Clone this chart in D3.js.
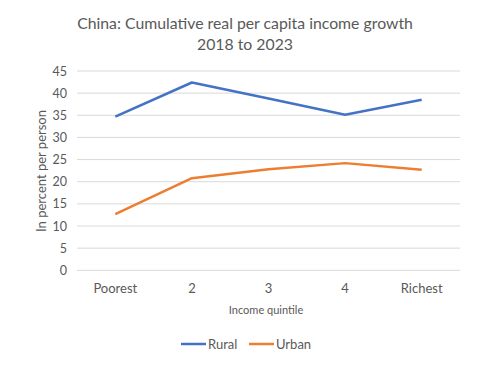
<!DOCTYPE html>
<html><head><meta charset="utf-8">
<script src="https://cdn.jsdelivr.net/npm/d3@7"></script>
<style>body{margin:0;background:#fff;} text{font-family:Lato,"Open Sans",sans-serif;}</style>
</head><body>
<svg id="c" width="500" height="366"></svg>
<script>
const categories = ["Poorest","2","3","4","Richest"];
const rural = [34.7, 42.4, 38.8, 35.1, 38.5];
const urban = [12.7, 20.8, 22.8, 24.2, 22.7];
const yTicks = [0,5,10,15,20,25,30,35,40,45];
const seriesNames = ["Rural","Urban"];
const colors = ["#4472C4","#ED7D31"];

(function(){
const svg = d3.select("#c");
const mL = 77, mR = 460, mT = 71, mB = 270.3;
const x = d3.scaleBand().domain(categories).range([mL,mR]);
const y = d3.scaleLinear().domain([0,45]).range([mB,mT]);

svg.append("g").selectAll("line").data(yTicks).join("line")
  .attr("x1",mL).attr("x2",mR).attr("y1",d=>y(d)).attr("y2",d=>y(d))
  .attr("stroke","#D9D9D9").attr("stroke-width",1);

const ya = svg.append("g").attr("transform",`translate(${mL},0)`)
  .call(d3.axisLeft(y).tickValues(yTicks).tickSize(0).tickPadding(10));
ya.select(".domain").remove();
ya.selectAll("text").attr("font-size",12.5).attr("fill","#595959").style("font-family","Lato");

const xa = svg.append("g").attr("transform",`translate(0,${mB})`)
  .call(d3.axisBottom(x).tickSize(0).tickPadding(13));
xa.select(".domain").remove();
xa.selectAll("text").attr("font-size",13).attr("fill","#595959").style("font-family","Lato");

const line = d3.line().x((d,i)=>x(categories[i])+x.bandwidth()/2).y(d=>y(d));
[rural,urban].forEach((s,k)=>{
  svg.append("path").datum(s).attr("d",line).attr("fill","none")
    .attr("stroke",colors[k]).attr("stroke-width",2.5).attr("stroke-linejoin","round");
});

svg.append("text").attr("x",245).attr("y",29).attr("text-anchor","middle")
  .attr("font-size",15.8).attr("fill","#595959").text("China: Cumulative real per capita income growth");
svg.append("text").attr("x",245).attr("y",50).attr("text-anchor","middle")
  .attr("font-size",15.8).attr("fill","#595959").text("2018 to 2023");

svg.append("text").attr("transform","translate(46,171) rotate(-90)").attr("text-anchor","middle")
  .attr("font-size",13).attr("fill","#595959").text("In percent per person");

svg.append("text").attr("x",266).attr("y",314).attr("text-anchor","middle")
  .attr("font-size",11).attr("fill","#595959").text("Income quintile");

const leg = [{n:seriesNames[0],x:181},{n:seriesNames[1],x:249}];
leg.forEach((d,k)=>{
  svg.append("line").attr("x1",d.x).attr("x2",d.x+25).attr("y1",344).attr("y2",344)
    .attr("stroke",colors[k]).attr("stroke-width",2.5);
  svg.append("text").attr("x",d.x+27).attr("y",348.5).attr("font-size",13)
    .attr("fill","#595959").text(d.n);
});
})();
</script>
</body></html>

▶ Directions for this task: Exclude the images, then output the data above word for word.

▶ Written response:
Clone this chart in D3.js.
<!DOCTYPE html>
<html><head><meta charset="utf-8">
<script src="https://cdn.jsdelivr.net/npm/d3@7"></script>
<style>body{margin:0;background:#fff;} text{font-family:Lato,"Open Sans",sans-serif;}</style>
</head><body>
<svg id="c" width="500" height="366"></svg>
<script>
const categories = ["Poorest","2","3","4","Richest"];
const rural = [34.7, 42.4, 38.8, 35.1, 38.5];
const urban = [12.7, 20.8, 22.8, 24.2, 22.7];
const yTicks = [0,5,10,15,20,25,30,35,40,45];
const seriesNames = ["Rural","Urban"];
const colors = ["#4472C4","#ED7D31"];

(function(){
const svg = d3.select("#c");
const mL = 77, mR = 460, mT = 71, mB = 270.3;
const x = d3.scaleBand().domain(categories).range([mL,mR]);
const y = d3.scaleLinear().domain([0,45]).range([mB,mT]);

svg.append("g").selectAll("line").data(yTicks).join("line")
  .attr("x1",mL).attr("x2",mR).attr("y1",d=>y(d)).attr("y2",d=>y(d))
  .attr("stroke","#D9D9D9").attr("stroke-width",1);

const ya = svg.append("g").attr("transform",`translate(${mL},0)`)
  .call(d3.axisLeft(y).tickValues(yTicks).tickSize(0).tickPadding(10));
ya.select(".domain").remove();
ya.selectAll("text").attr("font-size",12.5).attr("fill","#595959").style("font-family","Lato");

const xa = svg.append("g").attr("transform",`translate(0,${mB})`)
  .call(d3.axisBottom(x).tickSize(0).tickPadding(13));
xa.select(".domain").remove();
xa.selectAll("text").attr("font-size",13).attr("fill","#595959").style("font-family","Lato");

const line = d3.line().x((d,i)=>x(categories[i])+x.bandwidth()/2).y(d=>y(d));
[rural,urban].forEach((s,k)=>{
  svg.append("path").datum(s).attr("d",line).attr("fill","none")
    .attr("stroke",colors[k]).attr("stroke-width",2.5).attr("stroke-linejoin","round");
});

svg.append("text").attr("x",245).attr("y",29).attr("text-anchor","middle")
  .attr("font-size",15.8).attr("fill","#595959").text("China: Cumulative real per capita income growth");
svg.append("text").attr("x",245).attr("y",50).attr("text-anchor","middle")
  .attr("font-size",15.8).attr("fill","#595959").text("2018 to 2023");

svg.append("text").attr("transform","translate(46,171) rotate(-90)").attr("text-anchor","middle")
  .attr("font-size",13).attr("fill","#595959").text("In percent per person");

svg.append("text").attr("x",266).attr("y",314).attr("text-anchor","middle")
  .attr("font-size",11).attr("fill","#595959").text("Income quintile");

const leg = [{n:seriesNames[0],x:181},{n:seriesNames[1],x:249}];
leg.forEach((d,k)=>{
  svg.append("line").attr("x1",d.x).attr("x2",d.x+25).attr("y1",344).attr("y2",344)
    .attr("stroke",colors[k]).attr("stroke-width",2.5);
  svg.append("text").attr("x",d.x+27).attr("y",348.5).attr("font-size",13)
    .attr("fill","#595959").text(d.n);
});
})();
</script>
</body></html>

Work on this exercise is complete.